(Data entries)
=-=-=-=-=
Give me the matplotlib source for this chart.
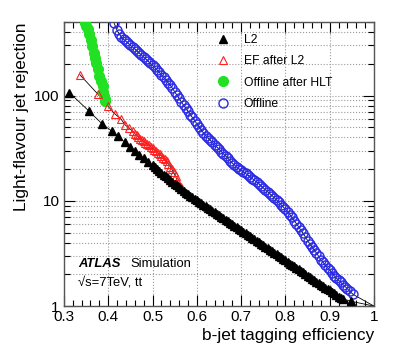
import matplotlib
matplotlib.use("Agg")
import matplotlib.pyplot as plt
from matplotlib.ticker import MultipleLocator, LogLocator, NullFormatter, FixedLocator, FuncFormatter

plt.rcParams['font.family'] = ['Liberation Sans', 'DejaVu Sans']

# L2 (black filled triangles)
l2_eff = [0.312, 0.357, 0.386, 0.408, 0.4226, 0.4377, 0.449,
          0.46, 0.47, 0.48, 0.49, 0.50, 0.505, 0.51, 0.515, 0.52, 0.525,
          0.53, 0.535, 0.54, 0.545, 0.55, 0.555, 0.56, 0.565, 0.57, 0.575,
          0.58, 0.585, 0.59, 0.595, 0.60, 0.605, 0.61, 0.615, 0.62, 0.625,
          0.63, 0.635, 0.64, 0.645, 0.65, 0.655, 0.66, 0.665, 0.67, 0.675,
          0.68, 0.685, 0.69, 0.695, 0.70, 0.705, 0.71, 0.715, 0.72, 0.725,
          0.73, 0.735, 0.74, 0.745, 0.75, 0.755, 0.76, 0.765, 0.77, 0.775,
          0.78, 0.785, 0.79, 0.795, 0.80, 0.805, 0.81, 0.815, 0.82, 0.825,
          0.83, 0.835, 0.84, 0.845, 0.85, 0.855, 0.86, 0.865, 0.87, 0.875,
          0.88, 0.885, 0.89, 0.895, 0.90, 0.905, 0.91, 0.915, 0.92, 0.925,
          0.93, 0.949]
l2_rej = [107, 71, 54, 46, 41, 36, 32.5,
          29.8, 27.5, 25.4, 23.5, 21.7, 20.8, 20.0, 19.2, 18.5, 17.8,
          17.1, 16.4, 15.8, 15.1, 14.6, 14.0, 13.5, 12.9, 12.4, 11.9,
          11.6, 11.2, 10.8, 10.5, 10.1, 9.8, 9.5, 9.2, 8.9, 8.6,
          8.3, 8.05, 7.8, 7.5, 7.3, 7.05, 6.8, 6.6, 6.4, 6.2,
          6.0, 5.8, 5.6, 5.4, 5.25, 5.08, 4.91, 4.75, 4.6, 4.45,
          4.3, 4.17, 4.03, 3.9, 3.78, 3.65, 3.53, 3.42, 3.31, 3.2,
          3.1, 3.0, 2.9, 2.8, 2.72, 2.63, 2.54, 2.46, 2.38, 2.3,
          2.23, 2.16, 2.09, 2.02, 1.95, 1.89, 1.83, 1.77, 1.71, 1.66,
          1.6, 1.55, 1.5, 1.45, 1.41, 1.36, 1.32, 1.27, 1.23, 1.2,
          1.17, 1.11]

# EF after L2 (red open triangles)
ef_eff = [0.336, 0.376, 0.3986, 0.415, 0.4287, 0.4377, 0.447, 0.456,
          0.46, 0.464, 0.468, 0.472, 0.476, 0.48, 0.484, 0.488, 0.492,
          0.496, 0.50, 0.504, 0.508, 0.512, 0.516, 0.52, 0.524, 0.528,
          0.532, 0.536, 0.54, 0.544, 0.548, 0.552, 0.556, 0.56, 0.564, 0.567]
ef_rej = [158, 104, 80, 67, 60, 53, 49, 45.7,
          43.5, 41.8, 40.3, 39, 37.8, 36.7, 35.6, 34.6, 33.6,
          32.6, 31.5, 30.5, 29.5, 28.6, 27.7, 26.8, 25.8, 24.8,
          23.7, 22.5, 21.2, 19.9, 18.6, 17.1, 15.5, 14.3, 13.4, 12.9]

# Offline after HLT (green filled circles)
hlt_eff = [0.3474, 0.3508, 0.3549, 0.3576, 0.3603, 0.3632, 0.367, 0.370,
           0.3729, 0.3774, 0.3801, 0.3828, 0.3874, 0.3892, 0.391, 0.3925, 0.393]
hlt_rej = [492, 454, 425, 381, 341, 299, 255, 230,
           202, 177, 155, 139, 123, 109, 100, 92, 88]

# Offline (blue open circles)
off_eff = [0.4136, 0.42, 0.425, 0.43, 0.435, 0.44, 0.445, 0.45, 0.455, 0.46,
           0.465, 0.47, 0.475, 0.48, 0.485, 0.49, 0.495, 0.50, 0.505, 0.51,
           0.515, 0.52, 0.525, 0.53, 0.535, 0.54, 0.545, 0.55, 0.555, 0.56,
           0.565, 0.57, 0.575, 0.58, 0.585, 0.59, 0.595, 0.60, 0.605, 0.61,
           0.615, 0.62, 0.625, 0.63, 0.635, 0.64, 0.645, 0.65, 0.655, 0.66,
           0.665, 0.67, 0.675, 0.68, 0.685, 0.69, 0.695, 0.70, 0.705, 0.71,
           0.715, 0.72, 0.725, 0.73, 0.735, 0.74, 0.745, 0.75, 0.755, 0.76,
           0.765, 0.77, 0.775, 0.78, 0.785, 0.79, 0.795, 0.80, 0.805, 0.81,
           0.815, 0.82, 0.825, 0.83, 0.835, 0.84, 0.845, 0.85, 0.855, 0.86,
           0.865, 0.87, 0.875, 0.88, 0.885, 0.89, 0.895, 0.90, 0.905, 0.91,
           0.915, 0.92, 0.925, 0.93, 0.935, 0.94, 0.945, 0.953]
off_rej = [485, 417, 385, 357, 342, 328, 314, 301, 289, 277,
           265, 254, 243, 232, 222, 212, 203, 194, 185, 176,
           167, 158, 149, 141, 133, 126, 117, 109, 101, 94,
           87, 81, 76, 71, 66, 62, 58, 54, 50.5, 47,
           44.3, 41.7, 39.7, 37.8, 36, 34.2, 32.5, 31, 29.4, 28,
           26.7, 25.4, 24.1, 22.9, 21.9, 20.9, 20.2, 19.5, 18.8, 18.2,
           17.6, 17, 16.3, 15.7, 15.1, 14.6, 13.9, 13.3, 12.7, 12.2,
           11.7, 11.2, 10.7, 10.2, 9.7, 9.2, 8.75, 8.3, 7.85, 7.4,
           6.95, 6.5, 6.05, 5.65, 5.25, 4.9, 4.55, 4.2, 3.9, 3.63,
           3.4, 3.2, 2.97, 2.75, 2.6, 2.45, 2.32, 2.19, 2.07, 1.95,
           1.85, 1.76, 1.68, 1.6, 1.53, 1.46, 1.39, 1.29]

# curves end at the (1, 1) corner
end_eff, end_rej = 1.0, 1.0

fig = plt.figure(figsize=(4.07, 3.61), dpi=100)
ax = fig.add_axes([0.157, 0.152, 0.762, 0.787])

line_kw = dict(color='black', linewidth=0.6, zorder=2)
ax.plot(l2_eff + [end_eff], l2_rej + [end_rej], **line_kw)
ax.plot(ef_eff, ef_rej, **line_kw)
ax.plot(off_eff + [end_eff], off_rej + [end_rej], **line_kw)

ax.plot(off_eff, off_rej, 'o', ls='none', mfc='none', mec='#2a2ae6',
        ms=6.5, mew=1.0, zorder=3, label='Offline')
ax.plot(hlt_eff, hlt_rej, 'o', ls='none', color='#22e022',
        ms=7, zorder=3, label='Offline after HLT')
ax.plot(ef_eff, ef_rej, '^', ls='none', mfc='none', mec='#ff2020',
        ms=5.5, mew=0.8, zorder=4, label='EF after L2')
ax.plot(l2_eff, l2_rej, '^', ls='none', color='black',
        ms=5.6, zorder=4, label='L2')

ax.set_yscale('log')
ax.set_xlim(0.3, 1.0)
ax.set_ylim(1, 500)

ax.xaxis.set_major_locator(MultipleLocator(0.1))
ax.xaxis.set_minor_locator(MultipleLocator(0.02))
ax.xaxis.set_major_formatter(FuncFormatter(
    lambda v, p: '1' if abs(v - 1) < 1e-6 else f'{v:.1f}'))
ax.yaxis.set_major_locator(FixedLocator([1, 10, 100]))
ax.yaxis.set_major_formatter(FuncFormatter(lambda v, p: f'{v:g}'))
ax.yaxis.set_minor_locator(LogLocator(base=10, subs=range(2, 10)))
ax.yaxis.set_minor_formatter(NullFormatter())

ax.tick_params(which='both', direction='in', top=True, right=True,
               labelsize=11, colors='black', pad=3)
ax.tick_params(which='major', length=8, width=0.8)
ax.tick_params(which='minor', length=4, width=0.8)

ax.grid(which='major', axis='x', color='#9a9a9a', linestyle=':', linewidth=0.8)
ax.grid(which='both', axis='y', color='#9a9a9a', linestyle=':', linewidth=0.8)
ax.set_axisbelow(True)

for s in ax.spines.values():
    s.set_color('#555555')
    s.set_linewidth(1.0)

ax.set_xlabel('b-jet tagging efficiency', fontsize=12.4, loc='right', labelpad=3)
ax.set_ylabel('Light-flavour jet rejection', fontsize=12.4, loc='top')
ax.yaxis.set_label_coords(-0.112, 1.0)

handles, labels = ax.get_legend_handles_labels()
order = [3, 2, 1, 0]
ax.legend([handles[i] for i in order], [labels[i] for i in order],
          loc='upper left', bbox_to_anchor=(0.492, 0.958), frameon=False,
          fontsize=8.7, handlelength=1.0, handletextpad=1.25,
          labelspacing=0.77, borderpad=0, borderaxespad=0)

ax.text(0.045, 0.148, 'ATLAS', transform=ax.transAxes, fontsize=9.4,
        fontweight='bold', fontstyle='italic', va='center')
ax.text(0.215, 0.148, 'Simulation', transform=ax.transAxes, fontsize=9.4,
        va='center')
ax.text(0.045, 0.083, '√s=7TeV, tt', transform=ax.transAxes, fontsize=9.4,
        va='center')

fig.savefig('out.png', dpi=100)
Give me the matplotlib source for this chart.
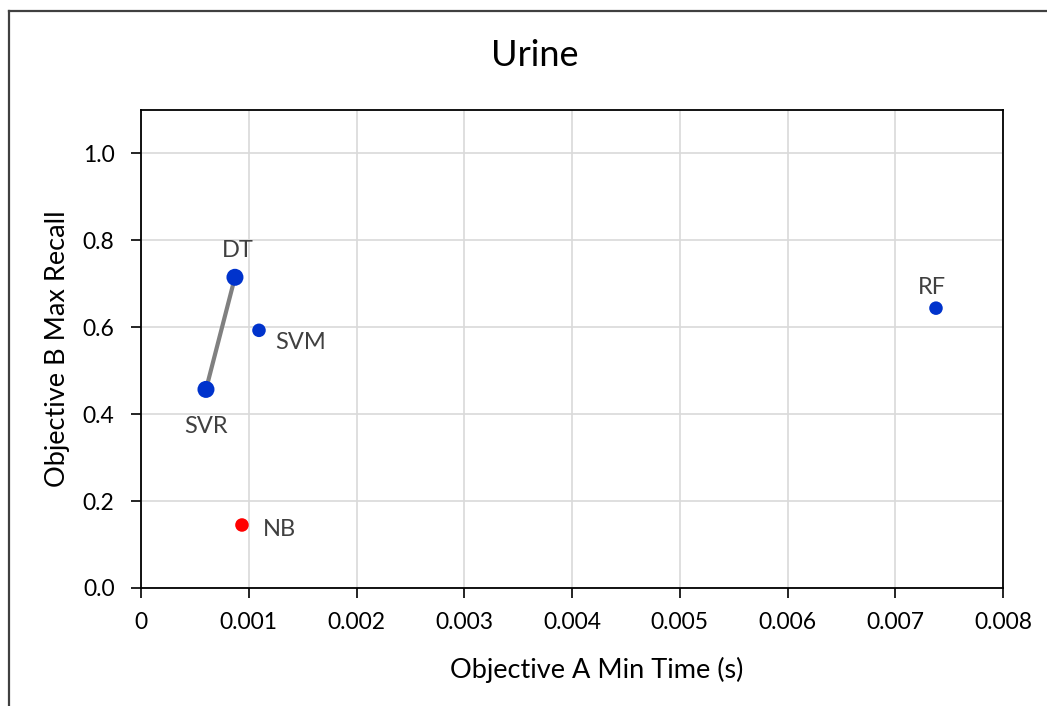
=-=-=-=-=
◆ What needs to be done
Everything from the first line to the line with "plt.rcParams['font.family'] = ['Liberation" must be repeated exactly, and nothing else. Leave the pictures out.

◆ Full solution
Give me the matplotlib source for this chart.
import matplotlib
matplotlib.use("Agg")
import matplotlib.pyplot as plt
from matplotlib.ticker import MultipleLocator, LogLocator, NullFormatter, FixedLocator, FuncFormatter

plt.rcParams['font.family'] = ['Liberation Sans', 'DejaVu Sans']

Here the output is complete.